NEW YORK, July 16 (Reuters) - Analysts pressured Goldman Sachs Group Inc Chief Financial Officer Harvey Schwartz on Tuesday to disclose how close the bank is to meeting new leverage ratio requirements proposed last week by regulators.
In a conference call, eight analysts asked questions about the ratio, but Schwartz refused to provide an estimate of where Goldman stands.
“Our first assessment is we’re very comfortable with where we are,” he said, later adding that “the only reason I’m not being more specific about numbers at this stage is the team really hasn’t had the time to go through the kind of diligence that we would normally want them to.”
Schwartz also cautioned that the rule is not final, and may change before being implemented. As it stands, banks will have to hold equity capital equal to 6 percent of total assets at bank subsidiaries and 5 percent of total assets at broader holding companies by 2018.

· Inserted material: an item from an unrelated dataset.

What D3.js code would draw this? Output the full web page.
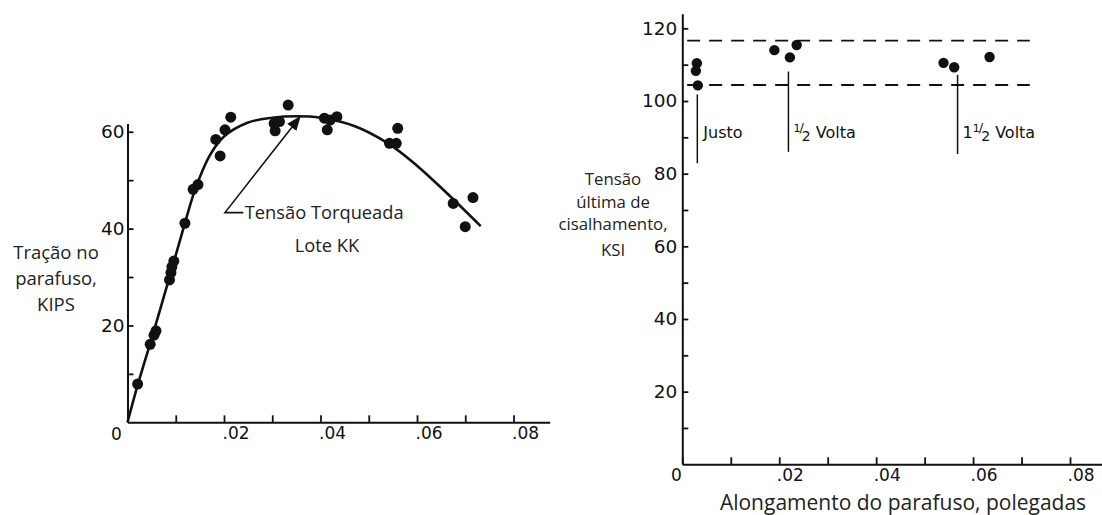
<!DOCTYPE html>
<html>
<head>
<meta charset="utf-8">
<script src="https://cdn.jsdelivr.net/npm/d3@7"></script>
<style>
  body { margin: 0; background: #fff; }
  svg { display: block; }
  .lbl { font-family: "Open Sans", sans-serif; fill: #222; }
  .tk text { font-family: "DejaVu Sans", sans-serif; fill: #111; }
</style>
</head>
<body>
<svg width="1102" height="515"></svg>
<script>
// ---- left chart: bolt tension vs elongation (x in inches, y in kips)
var tensionX = [0.0021, 0.0047, 0.0055, 0.0059, 0.0087, 0.0090, 0.0092, 0.0096, 0.0119, 0.0136,
                0.0146, 0.0183, 0.0192, 0.0202, 0.0214, 0.0304, 0.0306, 0.0315, 0.0333, 0.0408,
                0.0414, 0.0420, 0.0434, 0.0543, 0.0557, 0.0560, 0.0675, 0.0700, 0.0716];
var tensionY = [7.9, 16.1, 18.0, 18.9, 29.4, 30.9, 32.1, 33.3, 41.1, 48.1,
                49.1, 58.4, 55.0, 60.4, 63.0, 61.7, 60.2, 62.1, 65.5, 62.8,
                60.4, 62.4, 63.1, 57.6, 57.6, 60.7, 45.2, 40.4, 46.4];
// fitted curve
var curveX = [0, 0.002, 0.005, 0.009, 0.012, 0.014, 0.017, 0.020, 0.025, 0.030, 0.035, 0.040, 0.047, 0.054, 0.060, 0.066, 0.0732];
var curveY = [0, 7.3, 17.3, 31, 41.5, 48, 55, 59, 61.9, 62.9, 63.2, 62.9, 61.2, 57.6, 53.0, 47.5, 40.5];
var leftYTicks = [10, 20, 30, 40, 50, 60];
var xTicks = [0, 0.01, 0.02, 0.03, 0.04, 0.05, 0.06, 0.07, 0.08];

// ---- right chart: ultimate shear stress (ksi)
var shearX = [0.0030, 0.0028, 0.0032, 0.0190, 0.0222, 0.0236, 0.0539, 0.0561, 0.0634];
var shearY = [110.4, 108.3, 104.3, 114.0, 112.0, 115.4, 110.5, 109.3, 112.1];
var bandY = [116.6, 104.4];
var groupNames = ["Justo", "1/2 Volta", "11/2 Volta"];
var groupX = [0.0031, 0.0219, 0.0568];
var groupTop = [101.8, 108.1, 107.2];
var groupBot = [82.9, 86.0, 85.4];
var rightYTicks = [10, 20, 30, 40, 50, 60, 70, 80, 90, 100, 110, 120];

var svg = d3.select("svg");

svg.append("defs").append("marker")
  .attr("id", "arr").attr("viewBox", "0 0 10 10").attr("refX", 9).attr("refY", 5)
  .attr("markerWidth", 9).attr("markerHeight", 9).attr("orient", "auto")
  .append("path").attr("d", "M0,1 L10,5 L0,9 Z").attr("fill", "#111");

// only the even hundredths get a label, written as ".02"
var fmtX = function(d) {
  var k = Math.round(d * 100);
  return (k === 0 || k % 2) ? "" : d3.format(".2f")(d).replace(/^0/, "");
};

function styleAxis(g) {
  g.attr("class", "tk");
  g.select(".domain").attr("stroke", "#111").attr("stroke-width", 2);
  g.selectAll(".tick line").attr("stroke", "#111").attr("stroke-width", 1.8);
}

// ================= LEFT =================
var xL = d3.scaleLinear().domain([0, 0.0875]).range([127.5, 549.7]);
var yL = d3.scaleLinear().domain([0, 61.7]).range([422.3, 123.5]);

var gL = svg.append("g");

gL.append("g")
  .attr("transform", "translate(0," + yL(0) + ")")
  .call(d3.axisBottom(xL).tickValues(xTicks).tickSizeInner(-7).tickSizeOuter(0).tickPadding(4).tickFormat(fmtX))
  .call(styleAxis)
  .call(function(g) {
    g.selectAll(".tick text").attr("text-anchor", "start").attr("x", -2).attr("y", 5)
      .attr("font-size", 17);
  });

gL.append("g")
  .attr("transform", "translate(" + xL(0) + ",0)")
  .call(d3.axisLeft(yL).tickValues(leftYTicks).tickSizeInner(-6).tickSizeOuter(0).tickPadding(3)
    .tickFormat(function(d) { return d % 20 === 0 ? d : ""; }))
  .call(styleAxis)
  .call(function(g) { g.selectAll(".tick text").attr("font-size", 18.5); });

gL.append("text")
  .attr("x", xL(0) - 11).attr("y", yL(0) + 18)
  .attr("text-anchor", "middle").attr("font-family", "DejaVu Sans").attr("font-size", 17).attr("fill", "#111")
  .text("0");

var curvePts = curveX.map(function(d, i) { return [d, curveY[i]]; });
gL.append("path")
  .datum(curvePts)
  .attr("fill", "none").attr("stroke", "#111").attr("stroke-width", 2.6)
  .attr("d", d3.line().x(function(d) { return xL(d[0]); }).y(function(d) { return yL(d[1]); })
    .curve(d3.curveCatmullRom));

gL.selectAll("circle.pt")
  .data(tensionX.map(function(d, i) { return [d, tensionY[i]]; }))
  .enter().append("circle")
  .attr("class", "pt")
  .attr("cx", function(d) { return xL(d[0]); })
  .attr("cy", function(d) { return yL(d[1]); })
  .attr("r", 5.5).attr("fill", "#111");

// annotation with arrow
gL.append("path")
  .attr("fill", "none").attr("stroke", "#111").attr("stroke-width", 1.6)
  .attr("d", "M" + xL(0.0240) + "," + yL(43.3) + "L" + xL(0.0202) + "," + yL(43.3) +
             "L" + xL(0.0357) + "," + yL(63.0))
  .attr("marker-end", "url(#arr)");

gL.append("text").attr("class", "lbl").attr("font-size", 18.3)
  .attr("x", xL(0.0243)).attr("y", 218.5).text("Tensão Torqueada");
gL.append("text").attr("class", "lbl").attr("font-size", 18.3).attr("text-anchor", "middle")
  .attr("x", 327).attr("y", 252).text("Lote KK");

var yLab = gL.append("text").attr("class", "lbl").attr("font-size", 18.5).attr("text-anchor", "middle");
["Tração no", "parafuso,", "KIPS"].forEach(function(t, i) {
  yLab.append("tspan").attr("x", 56).attr("y", 259 + i * 26).text(t);
});

// ================= RIGHT =================
var xR = d3.scaleLinear().domain([0, 0.0866]).range([682.3, 1102]);
var yR = d3.scaleLinear().domain([0, 124]).range([464.3, 13.8]);

var gR = svg.append("g");

gR.append("g")
  .attr("transform", "translate(0," + yR(0) + ")")
  .call(d3.axisBottom(xR).tickValues(xTicks).tickSizeInner(-7).tickSizeOuter(0).tickPadding(4).tickFormat(fmtX))
  .call(styleAxis)
  .call(function(g) {
    g.selectAll(".tick text").attr("text-anchor", "start").attr("x", -3).attr("y", 4.5)
      .attr("font-size", 17);
  });

gR.append("g")
  .attr("transform", "translate(" + xR(0) + ",0)")
  .call(d3.axisLeft(yR).tickValues(rightYTicks).tickSizeInner(-6).tickSizeOuter(0).tickPadding(5)
    .tickFormat(function(d) { return d % 20 === 0 ? d : ""; }))
  .call(styleAxis)
  .call(function(g) { g.selectAll(".tick text").attr("font-size", 18.5); });

gR.append("text")
  .attr("x", xR(0) - 6).attr("y", yR(0) + 17)
  .attr("text-anchor", "middle").attr("font-family", "DejaVu Sans").attr("font-size", 17).attr("fill", "#111")
  .text("0");

gR.selectAll("line.band")
  .data(bandY)
  .enter().append("line")
  .attr("class", "band")
  .attr("x1", xR(0.001)).attr("x2", xR(0.0717))
  .attr("y1", function(d) { return yR(d); }).attr("y2", function(d) { return yR(d); })
  .attr("stroke", "#111").attr("stroke-width", 1.8).attr("stroke-dasharray", "13,9");

gR.selectAll("line.grp")
  .data(groupX)
  .enter().append("line")
  .attr("class", "grp")
  .attr("x1", function(d) { return xR(d); }).attr("x2", function(d) { return xR(d); })
  .attr("y1", function(d, i) { return yR(groupTop[i]); })
  .attr("y2", function(d, i) { return yR(groupBot[i]); })
  .attr("stroke", "#111").attr("stroke-width", 1.5);

gR.selectAll("circle.pt")
  .data(shearX.map(function(d, i) { return [d, shearY[i]]; }))
  .enter().append("circle")
  .attr("class", "pt")
  .attr("cx", function(d) { return xR(d[0]); })
  .attr("cy", function(d) { return yR(d[1]); })
  .attr("r", 5.2).attr("fill", "#111");

// group labels, with stacked fraction for the turn counts
groupNames.forEach(function(name, i) {
  var t = gR.append("text")
    .attr("x", xR(groupX[i]) + (i === 0 ? 6 : 5)).attr("y", 138)
    .attr("font-family", "DejaVu Sans").attr("font-size", 16).attr("fill", "#111");
  if (name === "Justo") { t.text(name); return; }
  if (name.indexOf("11/2") === 0) t.append("tspan").text("1");
  t.append("tspan").attr("font-size", 11).attr("dy", -6).text("1");
  t.append("tspan").attr("font-size", 13).attr("dx", -1).text("/");
  t.append("tspan").attr("font-size", 14).attr("dx", -2).attr("dy", 9).text("2");
  t.append("tspan").attr("dy", -3).text(" Volta");
});

var yLabR = gR.append("text").attr("class", "lbl").attr("font-size", 16.8).attr("text-anchor", "middle");
[["Tensão", 185], ["última de", 207.5], ["cisalhamento,", 230], ["KSI", 256]].forEach(function(d) {
  yLabR.append("tspan").attr("x", 613).attr("y", d[1]).text(d[0]);
});

gR.append("text").attr("class", "lbl").attr("font-size", 21).attr("text-anchor", "middle")
  .attr("x", 903).attr("y", 509.5).text("Alongamento do parafuso, polegadas");
</script>
</body>
</html>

CLSA analyst Mike Mayo questioned Schwartz aggressively about the lack of disclosure, asking him to give some kind of estimate.
“What I hear you saying is, ‘Trust us, we will be there,’” said Mayo. “On the other hand, you’re not disclosing a number like your peers have done and perhaps other peers will do. So on a disclosure basis, you’re behind peers.”
Other large banks that have reported earnings in recent days, including JPMorgan Chase & Co, Wells Fargo & Co and Citigroup Inc, have all made disclosures about estimated leverage ratios under new rules.